Ich habe mein Auto ersatzlos gestrichen, nachdem es nun tatsächlich mit den Füßen nach oben vor dem Haus meiner Freundin seinen letzten Röchler tat. Eine winzige Schraube im Inneren machte es zu einem 2,5 Tonnen Premiumschrotthaufen. Ich will kein Auto mehr… Ich fahre Fahrrad und meine Beine sind schon fast so sexy, wie die von Lars Ulrich. Laufen geht auch, musste ich feststellen. Und Bahn fahren ist jetzt beinahe so abenteuerlich, wie früher Trampen. Ich übe noch. Fleisch esse ich nicht mehr. Meine Kinder hassen mich für Tofufleischwurst, aber ich mache mittlerweile eine vegetarische Bolognese die so gut ist, da nicken auch Italiener anerkennend. Tierische Produkte werden auf ein Minimum reduziert, Butter ist noch dabei, ich weiß da ist Luft nach oben, ich übe noch. Wer noch Pelz trägt, gehört sowieso lebenslang zwangsverschickt nach Dubai in die Skihalle, der einzige Ort, wo noch sicher Schnee sicher liegt, und dort mit dem Klammerbeutel gepudert.  Apropos Schnee: Ich kokse nicht! Habe ich auch noch nie. Ich denke da ist mein Klimakarma rein und ich sammelte über die Jahre ein paar Extrapunkte. Ich kaufe regional und verzichte auf Erdbeeren und Spargel im Winter. WER ISST SOWAS??? Ich bin letztes Jahr zweimal geflogen. Fehlt mir was? Nein. Habe sowieso Flugangst. Der Verzicht und das Umdenken machen mir sogar Spaß und da werde ich in Zukunft genauer hinsehen. Was man durch Umdenken gewinnt.

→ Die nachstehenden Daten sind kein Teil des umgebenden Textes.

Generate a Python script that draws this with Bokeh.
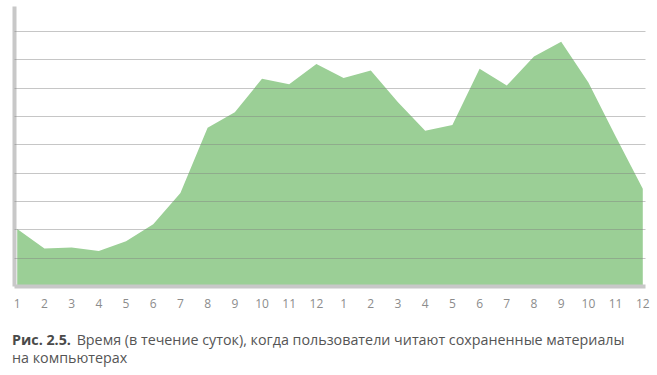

Wie wenig braucht man wirklich und worauf kann man wirklich nicht verzichten? Zeit fehlt mir sehr oft. Zeit ist so kostbar geworden. Die Zeit, die ich in der Kindheit mit meinen bescheidenen Großeltern verbrachte, ist unbezahlbar. Seltsam, dass ihre Art zu leben, die Art sein wird, wie wir zukünftig wieder leben werden. Licht aus wenn aus dem Haus, kein Essen wegwerfen, keinen Müll produzieren, Anzüge ändern und nicht neu kaufen, aufbewahren und pflegen, reparieren, lesen in Büchern, Fernseher ausstellen, wenn die Sendung vorbei ist, mit 120 km/h im 15 Jahre alten Audi Quattro über die Autobahn oder mit dem Zug an die Ostsee in den Urlaub fahren, Kochen statt Konvenienzfood, Postkarten schreiben… Einkaufsnetze entheddern, Geschenkpapier bügeln, Entschleunigung. Brot backen. So ein „unverpackt Laden“ hieß früher Konsum oder Tante Emma und so wird eine alte Idee für uns neu verpackt. Obst gehörte nie in Plastik, sondern, wenn überhaupt, immer in diese dreieckigen Papiertüten mit der blauen Obstillu drauf.

Mir fehlt eigentlich gar nichts. Ich bemerke immer mehr wie extrem gut sich auch krasse Veränderungen im eignen Verhalten anfühlen. Es ist doch nicht für mich. Ich bin nicht biologisch abbaubarer Premiumkadaver in nicht allzu ferner Zukunft.

Dinge fehlen einem sowieso selten. Manchmal fehlt mir eine Zigarette, aber ich habe ja die Erinnerung. Schnee fehlt mir. In meiner Erinnerung war Schnee immer schön. Ich würde sehr gern mit den Kindern Schlittschuh laufen gehen. Der See friert nicht mehr zu. Oder einen Schneemann bauen mit meiner Kleinsten.